Real spacecraft do high-thrust burns that tend to last tens of minutes at most, or use continuous acceleration with thrusters that are propellant-efficient, but so power-hungry that the vehicle is limited to milli-gee accelerations. And realistically, those use periods of coasting to get into position too. There's parts of the trajectory where it's more effective to expend propellant, you can get more out of what you carry if you're more careful where you expend it. The ideal case is actually to have the burns be instantaneous, real vehicles of course being limited to finite accelerations.

The low-thrust craft are good candidates for starting from the vicinity of the moon, because it saves months of slowly spiraling out through Earth's radiation belts. The moon is not a good source of the best propellants for these systems, though, so the propellant would need to be imported...most likely from Earth.

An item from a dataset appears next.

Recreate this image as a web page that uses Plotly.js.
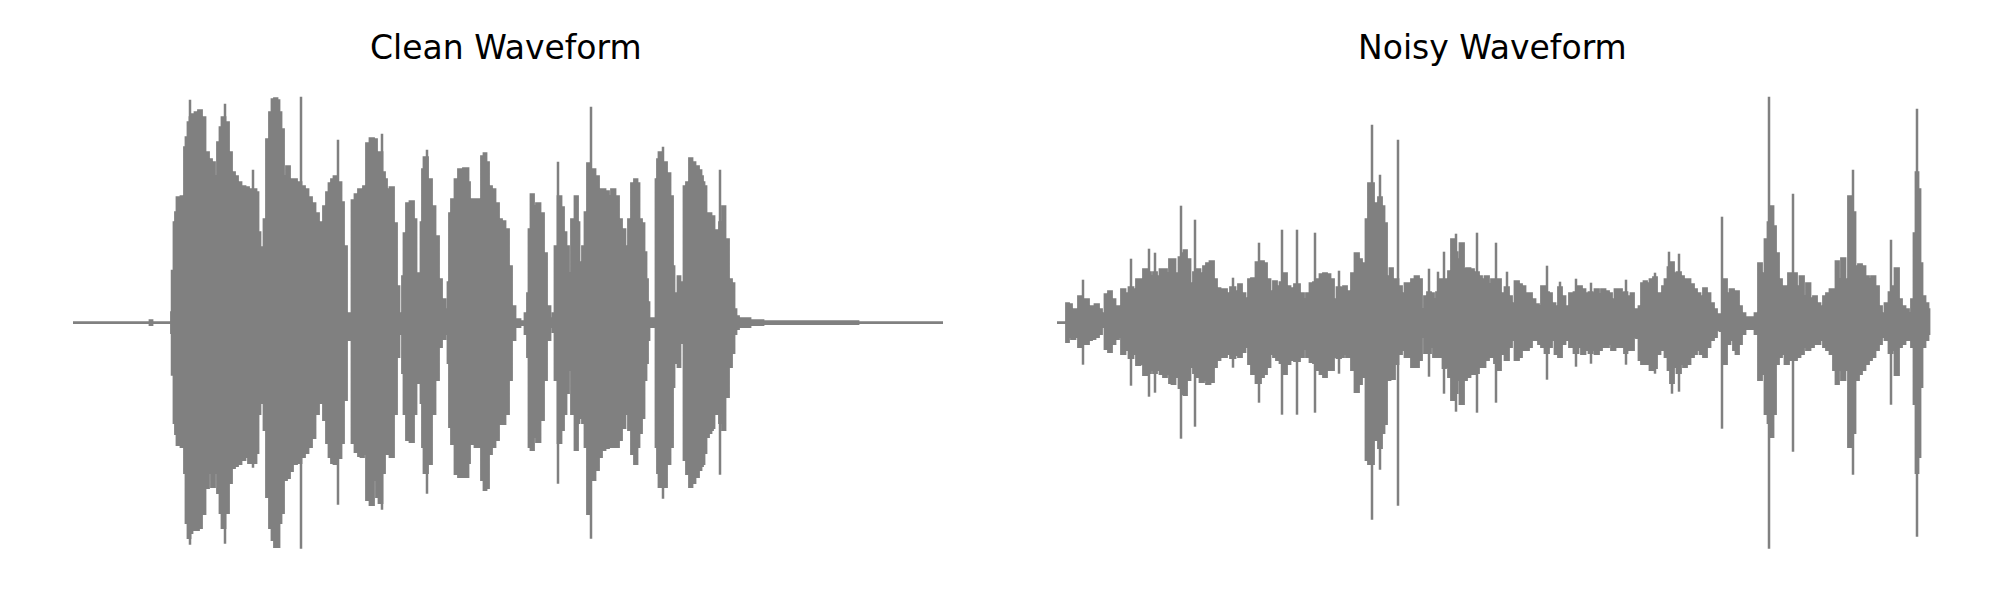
<!DOCTYPE html>
<html>
<head>
<meta charset="utf-8">
<script src="https://cdn.plot.ly/plotly-3.0.1.min.js"></script>
<style>html,body{margin:0;padding:0;background:#fff;}#chart{width:2000px;height:600px;}</style>
</head>
<body>
<div id="chart"></div>
<script>
// ---- Clean waveform: envelope read per frame (frame index, peak amplitude up / down) ----
const cleanFrames = [
  0,76,78,80,97,100,102,103,105,111,
  112,114,116,118,120,124,127,130,134,137,
  140,143,146,148,150,154,157,160,163,166,
  170,174,177,182,184,186,188,190,192,195,
  198,200,203,205,207,209,212,215,218,221,
  226,230,233,237,240,244,247,249,252,255,
  257,260,262,267,269,272,275,278,280,284,
  287,289,292,295,299,302,305,307,311,312,
  315,319,322,325,327,329,330,332,335,339,
  342,344,347,349,350,352,357,360,364,367,
  370,374,376,377,380,384,387,394,396,397,
  407,410,412,414,417,420,424,427,430,434,
  437,440,444,450,454,455,457,459,462,465,
  469,472,475,479,481,483,487,489,492,494,
  497,500,504,505,507,509,510,514,515,520,
  524,527,530,534,537,540,544,547,550,554,
  557,560,563,565,567,570,572,574,575,577,
  582,584,585,587,592,595,599,600,602,604,
  606,608,609,610,612,615,618,620,624,627,
  629,630,632,634,637,639,640,642,644,649,
  650,654,657,660,662,664,667,674,680,700,
  870];
const cleanHi = [
  0,0,2,0,0,10,100,110,125,126,
  175,185,200,205,208,210,212,205,170,163,
  160,146,180,195,205,200,170,150,146,140,
  136,135,133,133,130,90,70,75,103,183,
  210,223,224,222,210,193,146,156,143,143,
  140,136,133,125,119,109,100,83,116,130,
  139,143,146,140,120,76,9,6,122,128,
  133,133,136,179,184,183,143,170,150,143,
  133,135,99,36,4,9,46,89,119,121,
  103,49,49,100,153,165,143,116,86,43,
  23,13,40,109,123,143,153,154,140,123,
  123,166,169,160,136,133,119,103,101,93,
  56,16,3,1,9,29,93,128,116,119,
  109,69,16,4,9,76,126,115,90,76,
  49,103,126,100,60,39,76,110,159,153,
  146,133,133,131,126,133,126,103,93,76,
  103,139,143,139,103,99,70,43,20,4,
  4,143,163,170,160,149,126,56,29,29,
  46,40,16,16,136,140,164,160,156,152,
  146,140,136,109,109,103,106,89,92,100,
  116,83,43,39,13,6,4,4,2,1,
  0];
const cleanLo = [
  0,0,2,0,0,10,100,111,122,124,
  150,200,215,210,207,207,205,191,165,150,
  164,150,170,190,205,190,160,145,143,141,
  137,134,140,140,130,91,71,80,107,174,
  205,217,224,224,200,190,157,155,148,141,
  140,134,130,124,115,91,70,80,97,120,
  134,140,141,135,120,77,17,7,120,129,
  133,134,131,177,182,157,174,180,150,131,
  131,134,91,34,4,11,50,91,117,119,
  91,60,50,80,124,150,141,91,57,24,
  16,11,40,104,121,151,154,154,140,121,
  124,157,167,165,131,124,117,101,101,91,
  57,17,4,2,11,34,124,127,114,119,
  97,57,17,4,9,57,120,107,91,70,
  47,91,127,100,91,95,100,124,191,157,
  147,134,127,125,124,124,124,117,105,91,
  107,131,141,124,110,95,57,40,17,4,
  4,124,150,164,164,141,124,64,34,40,
  44,17,17,20,137,151,164,160,154,147,
  143,141,130,114,110,107,105,91,91,100,
  107,74,44,30,11,6,4,4,2,1,
  0];
// single-sample peaks of the clean waveform
const cleanSpikeFrames = [99,117,152,180,228,265,309,354,485,518,590,647];
const cleanSpikeHi     = [53,223,219,153,226,183,189,173,161,216,176,153];
const cleanSpikeLo     = [53,222,221,145,226,182,187,171,161,216,176,152];

// ---- Noisy waveform ----
const noisyFrames = [
  0,9,10,13,16,20,23,26,30,33,
  36,40,43,46,50,53,56,60,63,66,
  70,74,78,81,85,88,92,95,98,101,
  105,108,111,114,116,120,124,126,128,131,
  135,138,141,145,148,151,155,158,161,165,
  168,171,176,180,183,186,190,193,196,202,
  205,208,211,215,218,221,225,228,231,235,
  240,245,248,251,255,258,261,265,268,271,
  275,278,282,285,288,291,293,296,300,303,
  306,308,310,313,315,318,320,323,326,328,
  331,335,336,339,343,346,350,353,356,360,
  363,366,369,372,375,378,381,385,387,390,
  393,396,399,401,405,408,411,415,418,420,
  423,426,430,433,436,439,441,446,450,453,
  456,460,463,466,470,473,476,480,483,486,
  490,493,496,500,503,506,510,515,519,523,
  526,530,534,536,540,543,546,550,553,556,
  560,563,566,569,571,573,575,578,581,583,
  586,588,591,595,598,601,605,606,610,612,
  615,618,622,625,628,631,635,638,641,645,
  648,651,655,658,661,665,668,671,675,678,
  680,683,686,690,696,700,703,706,710,712,
  715,717,720,723,726,730,733,738,741,745,
  748,751,755,758,761,765,768,771,775,778,
  780,783,786,790,793,796,800,803,806,810,
  813,816,820,823,826,830,834,836,840,843,
  846,850,853,856,858,860,862,864,866,870,
  872];
const noisyHi = [
  0,0,19,18,13,13,26,20,23,16,
  16,18,13,9,28,31,23,16,16,33,
  29,35,33,43,43,53,50,46,50,46,
  53,53,49,63,63,49,65,69,72,63,
  39,50,53,49,56,59,61,43,34,33,
  33,29,35,31,38,29,24,43,44,60,
  61,59,43,31,41,36,40,49,36,34,
  38,29,23,29,39,40,43,48,49,48,
  43,23,35,34,36,29,31,49,69,63,
  59,43,103,139,139,119,116,125,116,99,
  46,54,43,43,36,29,39,39,43,46,
  43,13,26,30,29,23,30,43,43,43,
  51,83,70,63,79,53,54,53,49,50,
  46,43,46,38,43,40,43,29,35,26,
  19,41,38,36,29,29,23,18,16,36,
  30,29,19,16,35,26,16,29,30,36,
  33,29,30,29,33,28,33,31,29,23,
  33,33,29,30,23,26,29,13,12,16,
  39,41,39,43,45,29,13,36,43,55,
  60,49,50,46,43,43,38,33,29,26,
  34,29,19,13,8,8,43,29,33,23,
  31,16,9,5,5,9,59,49,83,100,
  116,96,69,43,36,36,49,49,36,46,
  26,39,24,26,19,16,26,29,33,33,
  61,43,64,43,126,110,56,58,56,46,
  43,46,36,16,9,19,30,36,54,23,
  16,13,9,23,89,150,133,59,26,19,
  13];
const noisyLo = [
  0,0,19,14,16,14,24,20,21,17,
  16,14,11,4,26,29,21,16,14,31,
  27,35,31,42,41,52,50,47,50,47,
  51,54,51,60,61,54,65,71,72,57,
  44,50,54,59,57,61,59,44,37,34,
  34,31,35,32,34,29,24,41,51,60,
  54,51,44,31,34,37,40,51,41,37,
  38,34,26,34,39,40,47,51,54,47,
  47,34,35,34,31,34,31,47,69,61,
  54,41,137,141,141,117,117,125,110,101,
  57,44,56,41,31,27,34,34,44,44,
  37,14,30,30,24,34,34,34,45,44,
  54,77,70,57,81,57,54,51,51,50,
  44,44,37,34,34,40,47,31,37,24,
  17,37,34,27,27,24,17,17,21,24,
  30,24,17,31,34,21,17,24,30,24,
  31,27,30,27,31,27,24,24,21,27,
  24,24,24,30,21,27,27,14,15,37,
  41,37,41,47,45,31,14,27,34,47,
  60,44,50,41,44,41,34,31,27,31,
  34,24,17,14,7,8,41,21,17,27,
  31,21,11,6,6,11,57,51,91,100,
  114,91,41,34,31,41,37,37,34,31,
  24,27,24,21,21,17,24,27,31,47,
  61,47,57,47,124,110,57,51,47,41,
  37,34,27,21,14,17,30,27,52,24,
  21,17,17,24,81,150,134,64,24,17,
  11];
// single-sample noise bursts / clicks
const noisySpikeFrames = [26,74,92,98,124,138,176,202,225,240,258,282,315,323,341,372,381,387,399,420,439,450,490,503,519,534,569,598,612,615,622,665,712,736,796,834,860];
const noisySpikeHi     = [43,64,74,70,117,103,45,80,93,93,90,52,198,148,183,54,51,71,89,90,80,51,57,41,44,40,43,50,71,60,69,106,226,129,153,83,214];
const noisySpikeLo     = [42,63,74,70,116,104,45,80,92,92,90,51,197,147,183,54,30,71,89,90,80,37,57,30,44,41,42,51,47,71,69,106,226,129,152,82,214];

const titles = ["Clean Waveform", "Noisy Waveform"];

const GRAY = "#808080";

function envelopeTrace(frames, hi, lo, xa, ya) {
  const x = frames.concat(frames.slice().reverse());
  const y = hi.concat(lo.map(v => -v).reverse());
  return {x, y, xaxis: xa, yaxis: ya, type: "scatter", mode: "lines",
    fill: "toself", fillcolor: GRAY, line: {color: GRAY, width: 2.8, shape: "hvh"}, hoverinfo: "skip"};
}
function spikeTrace(frames, hi, lo, xa, ya) {
  const x = [], y = [];
  frames.forEach((f, i) => { x.push(f, f, null); y.push(hi[i], -lo[i], null); });
  return {x, y, xaxis: xa, yaxis: ya, type: "scatter", mode: "lines",
    line: {color: GRAY, width: 2.5}, hoverinfo: "skip", connectgaps: false};
}

const data = [
  envelopeTrace(cleanFrames, cleanHi, cleanLo, "x", "y"),
  spikeTrace(cleanSpikeFrames, cleanSpikeHi, cleanSpikeLo, "x", "y"),
  envelopeTrace(noisyFrames, noisyHi, noisyLo, "x2", "y2"),
  spikeTrace(noisySpikeFrames, noisySpikeHi, noisySpikeLo, "x2", "y2")
];

const hidden = {visible: false, showgrid: false, zeroline: false, fixedrange: true};
const layout = {
  width: 2000, height: 600,
  margin: {l: 0, r: 0, t: 0, b: 0, pad: 0},
  paper_bgcolor: "#ffffff", plot_bgcolor: "#ffffff",
  showlegend: false,
  xaxis:  Object.assign({}, hidden, {domain: [0.01475, 0.49325], range: [-43.5, 913.5]}),
  yaxis:  Object.assign({}, hidden, {domain: [0, 1], range: [-277.3, 322.7], anchor: "x"}),
  xaxis2: Object.assign({}, hidden, {domain: [0.5067, 0.9863], range: [-43.6, 915.6], anchor: "y2"}),
  yaxis2: Object.assign({}, hidden, {domain: [0, 1], range: [-277.3, 322.7], anchor: "x2"}),
  annotations: [
    {text: titles[0], xref: "paper", yref: "paper", x: 0.25325, y: 1 - 47/600, xanchor: "center", yanchor: "middle",
     showarrow: false, font: {family: "DejaVu Sans", size: 33, color: "#000000"}},
    {text: titles[1], xref: "paper", yref: "paper", x: 0.746, y: 1 - 47/600, xanchor: "center", yanchor: "middle",
     showarrow: false, font: {family: "DejaVu Sans", size: 33, color: "#000000"}}
  ]
};

Plotly.newPlot("chart", data, layout, {staticPlot: true, displayModeBar: false});
</script>
</body>
</html>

As for high-thrust vehicles, yes, they could get to Mars from lunar orbit with less propellant than needed to do so from Earth orbit. However:

  • You need to get back, too. Out in lunar orbit, that means burning propellant to brake into orbit. If you instead return to Earth, you can use the atmosphere to brake, considerably reducing your propellant requirements (allowing you to carry useful payload instead of propellant).
  • There isn't really anything the moon has that Mars doesn't. You need to get passengers/cargo from Earth, and it takes nearly as much propellant to get them from LEO to lunar orbit as it does to go straight to Mars. Stopping there actually makes the trip more expensive.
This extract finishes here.